A boy sewing Nike soccer balls
According to the Internet, this is the photo from Life Magazine. I could not find a copy to be sure.

That image is from the June, 1986, issue of Life Magazine, which detailed how children in Pakistan were manufacturing soccer balls for pennies a day. Nike executives, in a refrain that is vaguely familiar, were initially aggrieved; after all, soccer balls were not inflated until after they were shipped, which meant the photo was staged.

That was surely correct, and yet such a complaint utterly missed the point: Nike didn’t really care where it got its soccer balls, or shoes or clothes or anything else. It simply paid the factory owners and washed their hands of the problem. That photo, and the decades of protests and boycotts that followed, forced the company to do better.

The Privacy Obstacle

Unfortunately, while Nike could not stop a photographer from traveling to Pakistan (and, truth be told, stage a photo), the general public has no way to see inside the Facebook or Google factories — and this is where regulators come in.

The most important thing that regulators could do is force Facebook and Google — and all data collectors — to disclose their factory output. Give users the ability to see not simply what they put in — which again, Google and Facebook do (and which GDPR requires), but also what comes out after all of the inputs are mixed and matched.

Make no mistake, no company will do this on their own, and not simply for business reasons. Note the Facebook spokesman’s response to Gizmodo when asked about the use of uploaded contact information:

“People own their address books,” a Facebook spokesperson said by email. “We understand that in some cases this may mean that another person may not be able to control the contact information someone else uploads about them.”

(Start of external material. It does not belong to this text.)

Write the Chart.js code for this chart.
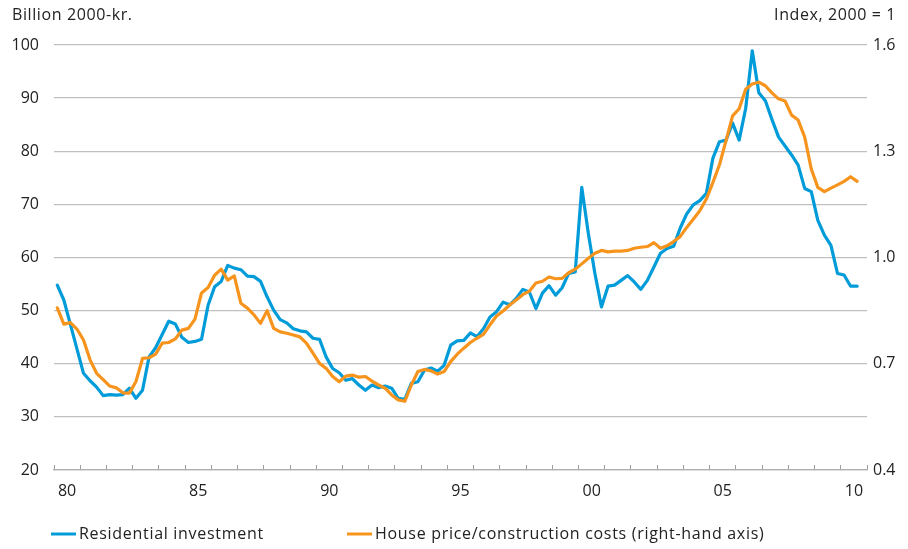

This gets at how it is privacy regulations in particular go wrong: in the attempt to make rules that protect people without their agency, those wishing to take said agency cannot even know what exactly Facebook knows about them because, well, privacy. Meanwhile, websites throw up pop-ups and overlays that no one reads, or ban entire continents, not because their users care but because a regulator said so.

Privacy Realities

Here is the other reality regulators need to grapple with: most users don’t care about privacy, particularly if it saves them money. I came across this tweet in response to an interview clip of Tim Cook talking about privacy and it rather succinctly made the point:

Frankly, I don’t blame the apathy of most users: what Facebook and Google and all of the other ad-supported services and sites on the Internet provides is immensely valuable. Moreover, I’m the first (and often only!) to defend personalized ads: I think they are a critical component of building a future where anyone can build a niche business thanks to the Internet making the entire world an addressable market — if only they can find their customers.

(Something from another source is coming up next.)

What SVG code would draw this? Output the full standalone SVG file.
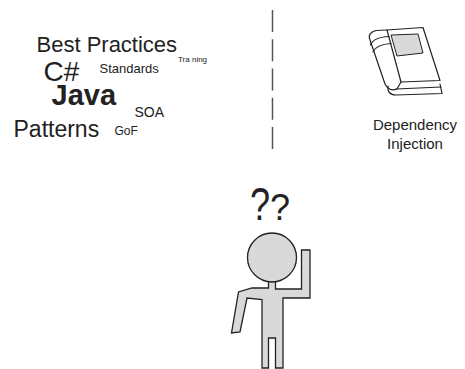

At the same time, most users truly have no idea what data these companies hold. Might they change their mind if they actually saw the processed data, not simply the raw inputs? I don’t know, but I do think it is their decision to make.

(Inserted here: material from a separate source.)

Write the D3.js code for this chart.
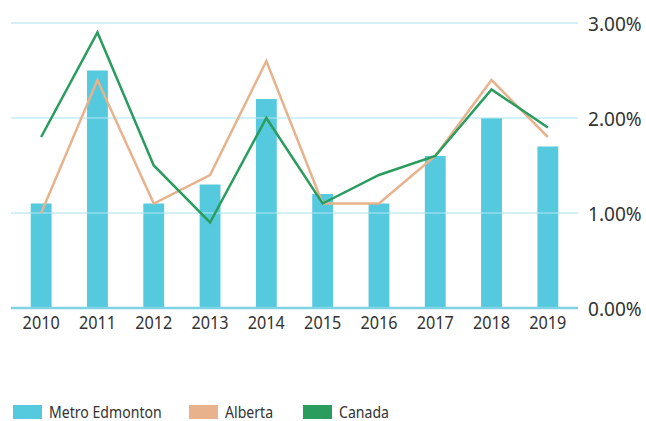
<!DOCTYPE html>
<html>
<head>
<meta charset="utf-8">
<script src="https://cdn.jsdelivr.net/npm/d3@7"></script>
<style>
  body { margin: 0; background: #fff; }
  svg { display: block; font-family: "Noto Sans", sans-serif; }
</style>
</head>
<body>
<script>
const years = ["2010", "2011", "2012", "2013", "2014", "2015", "2016", "2017", "2018", "2019"];
const edmonton = [1.1, 2.5, 1.1, 1.3, 2.2, 1.2, 1.1, 1.6, 2.0, 1.7];
const alberta = [1.0, 2.4, 1.1, 1.4, 2.6, 1.1, 1.1, 1.6, 2.4, 1.8];
const canada = [1.8, 2.9, 1.5, 0.9, 2.0, 1.1, 1.4, 1.6, 2.3, 1.9];
const yTicks = [0, 1, 2, 3];
const seriesNames = ["Metro Edmonton", "Alberta", "Canada"];

const width = 646;
const height = 421;

const svg = d3.select("body")
    .append("svg")
    .attr("width", width)
    .attr("height", height);

const colors = { "Metro Edmonton": "#55cadf", "Alberta": "#e8b28c", "Canada": "#2a9d5e" };

// comprimir texto (la fuente original es mas estrecha)
function squeeze(sel, k) {
    sel.each(function() {
        const w = this.getComputedTextLength();
        d3.select(this)
            .attr("textLength", w * k)
            .attr("lengthAdjust", "spacingAndGlyphs");
    });
}

const x = d3.scaleBand()
    .domain(years)
    .range([13, 576])
    .paddingInner(0.63)
    .paddingOuter(0.315);

const y = d3.scaleLinear()
    .domain([0, 3])
    .range([308, 23]);

// barras
svg.append("g")
    .selectAll("rect")
    .data(years)
    .enter()
    .append("rect")
    .attr("x", d => x(d))
    .attr("y", (d, i) => y(edmonton[i]))
    .attr("width", x.bandwidth())
    .attr("height", (d, i) => y(0) - y(edmonton[i]))
    .attr("fill", colors["Metro Edmonton"]);

// lineas de cuadricula
svg.append("g")
    .selectAll("line")
    .data(yTicks.filter(t => t > 0))
    .enter()
    .append("line")
    .attr("x1", 11)
    .attr("x2", 578)
    .attr("y1", d => y(d))
    .attr("y2", d => y(d))
    .attr("stroke", "#aee3ee")
    .attr("stroke-opacity", 0.55)
    .attr("stroke-width", 2);

// linea base
svg.append("line")
    .attr("x1", 11)
    .attr("x2", 578)
    .attr("y1", y(0))
    .attr("y2", y(0))
    .attr("stroke", "#7fd3e2")
    .attr("stroke-width", 2.5);

// eje derecho
const yAxis = svg.append("g")
    .attr("transform", "translate(588,0)")
    .call(d3.axisRight(y).tickValues(yTicks).tickSize(0).tickFormat(d => d3.format(".2f")(d) + "%"));
yAxis.select(".domain").remove();
yAxis.selectAll("text")
    .attr("x", 0)
    .attr("dy", "0.36em")
    .attr("font-size", "20.5px")
    .attr("fill", "#333")
    .attr("font-family", "Noto Sans")
    .call(squeeze, 0.93);

// eje x
const xAxis = svg.append("g")
    .attr("transform", "translate(0,311)")
    .call(d3.axisBottom(x).tickSize(0));
xAxis.select(".domain").remove();
xAxis.selectAll("text")
    .attr("y", 5)
    .attr("font-size", "18px")
    .attr("fill", "#333")
    .attr("font-family", "Noto Sans")
    .call(squeeze, 0.9);

// lineas
const line = d3.line()
    .x((d, i) => x(years[i]) + x.bandwidth() / 2)
    .y(d => y(d));

svg.append("path")
    .datum(alberta)
    .attr("d", line)
    .attr("fill", "none")
    .attr("stroke", colors["Alberta"])
    .attr("stroke-width", 2.5);

svg.append("path")
    .datum(canada)
    .attr("d", line)
    .attr("fill", "none")
    .attr("stroke", colors["Canada"])
    .attr("stroke-width", 2.5);

// leyenda
const legendX = [13, 189, 303];
const legend = svg.append("g")
    .selectAll("g")
    .data(seriesNames)
    .enter()
    .append("g")
    .attr("transform", (d, i) => `translate(${legendX[i]},405)`);

legend.append("rect")
    .attr("width", 29)
    .attr("height", 14)
    .attr("fill", d => colors[d]);

legend.append("text")
    .attr("x", 36)
    .attr("y", 12.5)
    .attr("font-size", "16px")
    .attr("fill", "#333")
    .text(d => d)
    .call(squeeze, 0.88);
</script>
</body>
</html>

Moreover, establishing clear requirements that users be able to view not only the data they uploaded but their entire processed profile — the output of the data factory — would be far less burdensome to new and smaller companies that seek to challenge these behemoths. Data export controls could be built in from the start, even as they are free to build factories as complex as the big companies they are challenging — or, as a potential selling point, show off that they don’t have a factory at all. This is much easier than trying to abide by rules that apply to every user — whether they want the protection or not — and which were designed with Facebook and Google in mind, not an understaffed startup.

Indeed, that is the crux of the matter: regulators need to trust users to take care of their own privacy, and enable them to do so — and, by extension, create the conditions for users to actually know what is going on with their data. And, if they decide they don’t care, so be it. The market will have spoken, an outcome that should be the regulator’s goal in the first place.